_DATA SECTION_.
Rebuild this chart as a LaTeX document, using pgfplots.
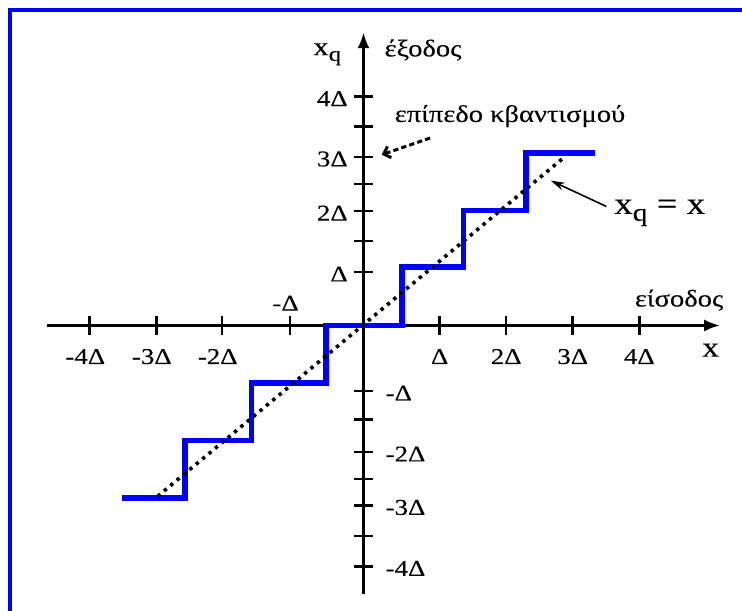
\documentclass[border=0pt]{standalone}
\usepackage{fontspec}
\setmainfont[FakeStretch=1.19, FakeBold=0.12]{Liberation Serif}
\usepackage{graphicx}
\usepackage{pgfplots}
\pgfplotsset{compat=1.18}
\usetikzlibrary{arrows.meta}
\definecolor{qblue}{RGB}{0,0,255}
\newcommand{\qsub}{\raisebox{-0.22em}{\scalebox{0.8}{q}}}
\begin{document}
\begin{tikzpicture}
\begin{axis}[
  at={(23.28pt,7.99pt)}, anchor=south west,
  x=34.3pt, y=28.75pt,
  xmin=-4.62, xmax=5.2, ymin=-4.67, ymax=5.1,
  axis lines=middle,
  axis line style={line width=1.5pt, -{Latex[length=8pt,width=6pt]}},
  tick align=center, major tick length=9.6pt,
  tick style={line width=1.3pt, black},
  xtick={-3.99,-3.02,-2.06,1.11,2.08,3.05,4.02},
  xticklabels={\llap{-}4Δ,\llap{-}3Δ,\llap{-}2Δ,Δ,2Δ,3Δ,4Δ},
  ytick={0.93,1.47,1.99,2.46,2.93,3.46,3.98},
  yticklabels={Δ,{},2Δ,{},3Δ,{},4Δ},
  tick label style={font=\fontsize{11.3}{13}\selectfont, inner sep=0pt},
  xticklabel style={anchor=base, yshift=-14.45pt},
  yticklabel style={anchor=east, xshift=-2.9pt, yshift=-1pt},
  extra x ticks={-1.07},
  extra x tick labels={\llap{-}Δ},
  extra x tick style={xticklabel style={yshift=26.65pt}},
  extra y ticks={-1.14,-1.63,-2.20,-2.67,-3.13,-3.66,-4.19},
  extra y tick labels={-Δ,{},-2Δ,{},-3Δ,{},-4Δ},
  extra y tick style={yticklabel style={anchor=west, xshift=18.6pt}},
  clip=false,
]
\addplot[qblue, line width=2.8pt, line join=miter, line cap=butt] coordinates {
  (-3.52,-3) (-2.60,-3) (-2.60,-2) (-1.63,-2) (-1.63,-1) (-0.55,-1) (-0.55,0)
  (0.56,0) (0.56,1.02) (1.46,1.02) (1.46,2) (2.37,2) (2.37,3) (3.38,3)};
\addplot[black, line width=1.8pt, dash pattern=on 1.7pt off 2.45pt] coordinates {
  (-3,-2.97) (2.93,2.93)};
\node[anchor=base east, inner sep=0pt, font=\fontsize{13}{15}\selectfont] at (axis cs:-0.32,4.70) {x\qsub};
\node[anchor=base west, inner sep=0pt, font=\fontsize{12}{14}\selectfont] at (axis cs:0.30,4.68) {έξοδος};
\node[anchor=base west, inner sep=0pt, font=\fontsize{12}{14}\selectfont] at (axis cs:0.45,3.54) {επίπεδο κβαντισμού};
\draw[line width=1.5pt, dash pattern=on 2.6pt off 1.6pt, -{Straight Barb[length=3pt,width=6pt]}] (axis cs:0.97,3.26) -- (axis cs:0.266,2.97);
\node[anchor=base west, inner sep=0pt, font=\fontsize{15.5}{18}\selectfont] at (axis cs:3.65,1.94) {x\qsub\ = x};
\draw[line width=0.8pt, -{Stealth[length=7pt,width=4pt]}] (axis cs:3.54,2.07) -- (axis cs:2.73,2.52);
\node[anchor=base west, inner sep=0pt, font=\fontsize{12}{14}\selectfont] at (axis cs:3.95,0.33) {είσοδος};
\node[anchor=base, inner sep=0pt, font=\fontsize{14}{16}\selectfont] at (axis cs:5.06,-0.54) {x};
\end{axis}
\draw[qblue, line width=2pt] (5pt,-20pt) -- (5pt,300pt) -- (400pt,300pt);
\pgfresetboundingbox
\useasboundingbox (0pt,0pt) rectangle (371pt,305pt);
\end{tikzpicture}
\end{document}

_DIRECTIONS FOR THIS TASK_.
Omit any images, then output the listing exactly.

_SOLUTION TO THE PROBLEM_.
Rebuild this chart as a LaTeX document, using pgfplots.
\documentclass[border=0pt]{standalone}
\usepackage{fontspec}
\setmainfont[FakeStretch=1.19, FakeBold=0.12]{Liberation Serif}
\usepackage{graphicx}
\usepackage{pgfplots}
\pgfplotsset{compat=1.18}
\usetikzlibrary{arrows.meta}
\definecolor{qblue}{RGB}{0,0,255}
\newcommand{\qsub}{\raisebox{-0.22em}{\scalebox{0.8}{q}}}
\begin{document}
\begin{tikzpicture}
\begin{axis}[
  at={(23.28pt,7.99pt)}, anchor=south west,
  x=34.3pt, y=28.75pt,
  xmin=-4.62, xmax=5.2, ymin=-4.67, ymax=5.1,
  axis lines=middle,
  axis line style={line width=1.5pt, -{Latex[length=8pt,width=6pt]}},
  tick align=center, major tick length=9.6pt,
  tick style={line width=1.3pt, black},
  xtick={-3.99,-3.02,-2.06,1.11,2.08,3.05,4.02},
  xticklabels={\llap{-}4Δ,\llap{-}3Δ,\llap{-}2Δ,Δ,2Δ,3Δ,4Δ},
  ytick={0.93,1.47,1.99,2.46,2.93,3.46,3.98},
  yticklabels={Δ,{},2Δ,{},3Δ,{},4Δ},
  tick label style={font=\fontsize{11.3}{13}\selectfont, inner sep=0pt},
  xticklabel style={anchor=base, yshift=-14.45pt},
  yticklabel style={anchor=east, xshift=-2.9pt, yshift=-1pt},
  extra x ticks={-1.07},
  extra x tick labels={\llap{-}Δ},
  extra x tick style={xticklabel style={yshift=26.65pt}},
  extra y ticks={-1.14,-1.63,-2.20,-2.67,-3.13,-3.66,-4.19},
  extra y tick labels={-Δ,{},-2Δ,{},-3Δ,{},-4Δ},
  extra y tick style={yticklabel style={anchor=west, xshift=18.6pt}},
  clip=false,
]
\addplot[qblue, line width=2.8pt, line join=miter, line cap=butt] coordinates {
  (-3.52,-3) (-2.60,-3) (-2.60,-2) (-1.63,-2) (-1.63,-1) (-0.55,-1) (-0.55,0)
  (0.56,0) (0.56,1.02) (1.46,1.02) (1.46,2) (2.37,2) (2.37,3) (3.38,3)};
\addplot[black, line width=1.8pt, dash pattern=on 1.7pt off 2.45pt] coordinates {
  (-3,-2.97) (2.93,2.93)};
\node[anchor=base east, inner sep=0pt, font=\fontsize{13}{15}\selectfont] at (axis cs:-0.32,4.70) {x\qsub};
\node[anchor=base west, inner sep=0pt, font=\fontsize{12}{14}\selectfont] at (axis cs:0.30,4.68) {έξοδος};
\node[anchor=base west, inner sep=0pt, font=\fontsize{12}{14}\selectfont] at (axis cs:0.45,3.54) {επίπεδο κβαντισμού};
\draw[line width=1.5pt, dash pattern=on 2.6pt off 1.6pt, -{Straight Barb[length=3pt,width=6pt]}] (axis cs:0.97,3.26) -- (axis cs:0.266,2.97);
\node[anchor=base west, inner sep=0pt, font=\fontsize{15.5}{18}\selectfont] at (axis cs:3.65,1.94) {x\qsub\ = x};
\draw[line width=0.8pt, -{Stealth[length=7pt,width=4pt]}] (axis cs:3.54,2.07) -- (axis cs:2.73,2.52);
\node[anchor=base west, inner sep=0pt, font=\fontsize{12}{14}\selectfont] at (axis cs:3.95,0.33) {είσοδος};
\node[anchor=base, inner sep=0pt, font=\fontsize{14}{16}\selectfont] at (axis cs:5.06,-0.54) {x};
\end{axis}
\draw[qblue, line width=2pt] (5pt,-20pt) -- (5pt,300pt) -- (400pt,300pt);
\pgfresetboundingbox
\useasboundingbox (0pt,0pt) rectangle (371pt,305pt);
\end{tikzpicture}
\end{document}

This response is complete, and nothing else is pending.